試合はいつの間にか終わっていた。3対1で負けた。ふらふらとスタジアムを出る。人の波に押し流されるようにして、気が付くと知らない場所にいた。慌てて近くの人に道を聞くと、「シャトルバスは反対ですよ」と教えてもらう。来た道を戻ると、スタジアムからは大きな歓声が聞こえてきた。伊藤涼太郎選手のセレモニーだろう。スタジアムの外で、スマホで中継を見ている人もいた。みんなそれぞれ自分の街や家に帰っていき、また来るべき日には、オレンジ色の服を着て集まるのかな、と思うと妙に不思議な感じがした。
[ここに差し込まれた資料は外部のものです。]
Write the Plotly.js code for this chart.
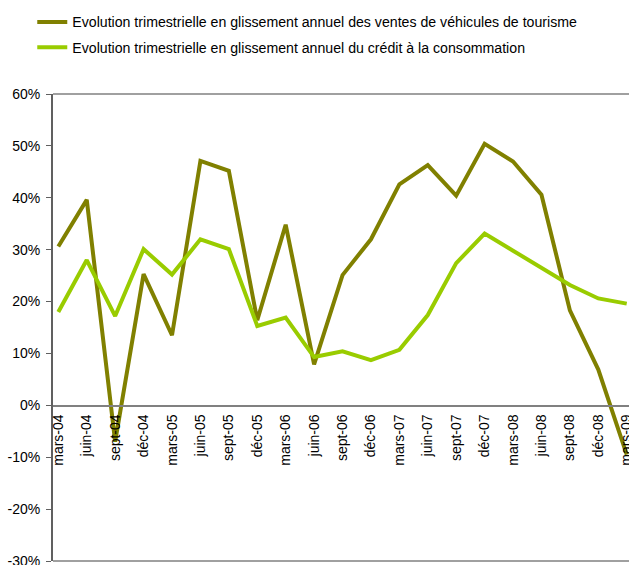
<!DOCTYPE html>
<html>
<head>
<meta charset="utf-8">
<script src="https://cdn.plot.ly/plotly-3.0.1.min.js"></script>
<style>html,body{margin:0;padding:0;background:#fff;}#chart{width:629px;height:565px;}</style>
</head>
<body>
<div id="chart"></div>
<script>
var categories = ["mars-04","juin-04","sept-04","déc-04","mars-05","juin-05","sept-05","déc-05","mars-06","juin-06","sept-06","déc-06","mars-07","juin-07","sept-07","déc-07","mars-08","juin-08","sept-08","déc-08","mars-09"];
var ventesVehicules = [30.6, 39.6, -7.0, 25.3, 13.5, 47.1, 45.2, 16.4, 34.8, 7.9, 25.1, 32.0, 42.6, 46.3, 40.4, 50.4, 47.0, 40.6, 18.3, 6.9, -9.5];
var creditConso = [18.0, 28.0, 17.2, 30.1, 25.2, 32.0, 30.1, 15.3, 16.9, 9.3, 10.4, 8.7, 10.7, 17.4, 27.4, 33.1, 29.8, 26.6, 23.2, 20.6, 19.6];
var seriesNames = ["Evolution trimestrielle en glissement annuel des ventes de véhicules de tourisme", "Evolution trimestrielle en glissement annuel du crédit à la consommation"];
var yTickVals = [-30, -20, -10, 0, 10, 20, 30, 40, 50, 60];

var FONT = '"Liberation Sans", Arial, sans-serif';
var xr = [-0.187, 20.08];

var traces = [
  {x: categories, y: ventesVehicules, name: seriesNames[0], type: 'scatter', mode: 'lines',
   line: {color: '#808000', width: 4}, legendgroup: 'a', hoverinfo: 'x+y'},
  {x: categories, y: creditConso, name: seriesNames[1], type: 'scatter', mode: 'lines',
   line: {color: '#99CC00', width: 4}, legendgroup: 'b', hoverinfo: 'x+y'}
];

var layout = {
  width: 629, height: 565,
  margin: {l: 53, r: 0, t: 94, b: 4},
  paper_bgcolor: '#ffffff', plot_bgcolor: '#ffffff',
  font: {family: FONT, size: 14, color: '#000000'},
  showlegend: true,
  legend: {x: -0.036, xanchor: 'left', y: 1.188, yanchor: 'top', bgcolor: 'rgba(0,0,0,0)',
           font: {family: FONT, size: 14.15, color: '#000'}, traceorder: 'grouped', tracegroupgap: 4},
  xaxis: {type: 'category', range: xr, anchor: 'free', position: 1/3,
          showline: true, linecolor: '#808080', linewidth: 1.5,
          ticks: '', tickangle: -90, showgrid: false, zeroline: false,
          tickfont: {family: FONT, size: 14, color: '#000'}, ticklabelstandoff: 2,
          ticklabeloverflow: 'allow'},
  xaxis2: {type: 'linear', range: xr, overlaying: 'x', anchor: 'free', position: 1/3,
           tickmode: 'array', tickvals: categories.map(function(c, k){ return k - 0.18; }),
           showticklabels: false, ticks: 'outside', ticklen: 5, tickwidth: 1, tickcolor: '#808080',
           showline: false, showgrid: false, zeroline: false},
  yaxis: {range: [-30, 60], tickmode: 'array', tickvals: yTickVals,
          ticktext: yTickVals.map(function(v){ return v + '%'; }),
          showline: true, linecolor: '#606060', linewidth: 2,
          ticks: 'outside', ticklen: 5, tickwidth: 1, tickcolor: '#606060',
          showgrid: false, zeroline: false, ticklabeloverflow: 'allow',
          tickfont: {family: FONT, size: 14, color: '#000'}, ticklabelstandoff: 3},
  shapes: [
    {type: 'line', xref: 'paper', yref: 'paper', x0: 0, x1: 1, y0: 1, y1: 1, line: {color: '#a0a0a0', width: 2}},
    {type: 'line', xref: 'paper', yref: 'paper', x0: 0, x1: 1, y0: 0, y1: 0, line: {color: '#a0a0a0', width: 2}}
  ]
};

Plotly.newPlot('chart', traces, layout, {displayModeBar: false, staticPlot: true});
</script>
</body>
</html>
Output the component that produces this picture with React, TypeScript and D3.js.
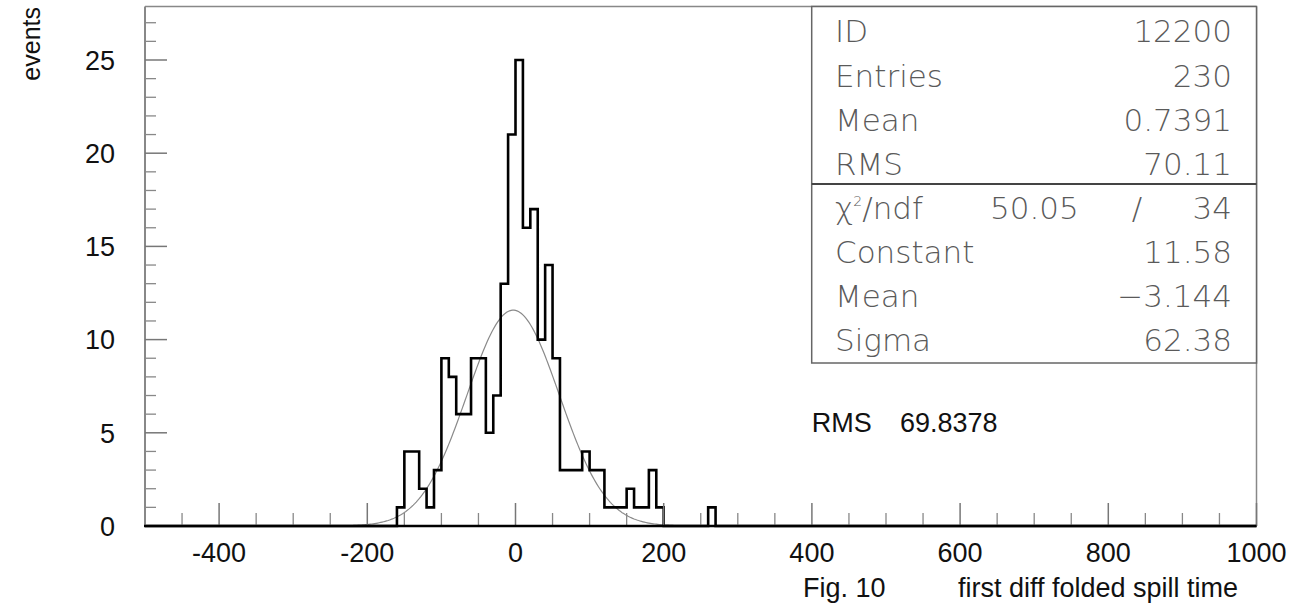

私も帰ろう。雨をしのぐために立ち寄ったカフェで、突然、ねえ、あなた、と年配の方に話しかけられる。「私はサッカーに詳しくないのだけど、なぜみんな背番号が12番の服を着ているのかしら。あなた分かる?」ごめんなさい、私もサッカーに詳しくなくて、と答えようとした後で、思い直す。

「私も詳しくないんですが、サッカーに詳しい友人によると、12番は、12番目の選手という意味なんだそうです。サポーターは12番目の選手なんだそうです」

あらまあ、そうなの、知らなかったわねえ、オーケーアンダスタン。私の受け売りをさざめくように共有する、楽しそうな笑い声を聞きながら、そのときはじめて、なんだか急に哀しみが込み上げてきたのだった。

帰り道、バスに乗りながら、サッカー観戦の師とも言える友だちにお礼のメールを送った。あたたかい返信がすぐに返って来た。もしも次があったら、ドリンクホルダーを買おう。マジョリカマジョルカでオレンジ色のマニキュアを探そうと思いながら、帰宅した瞬間に寝入ってしまった。

目が覚めて、せっかくなので日記にする。なんだかんだ楽しかったと思う。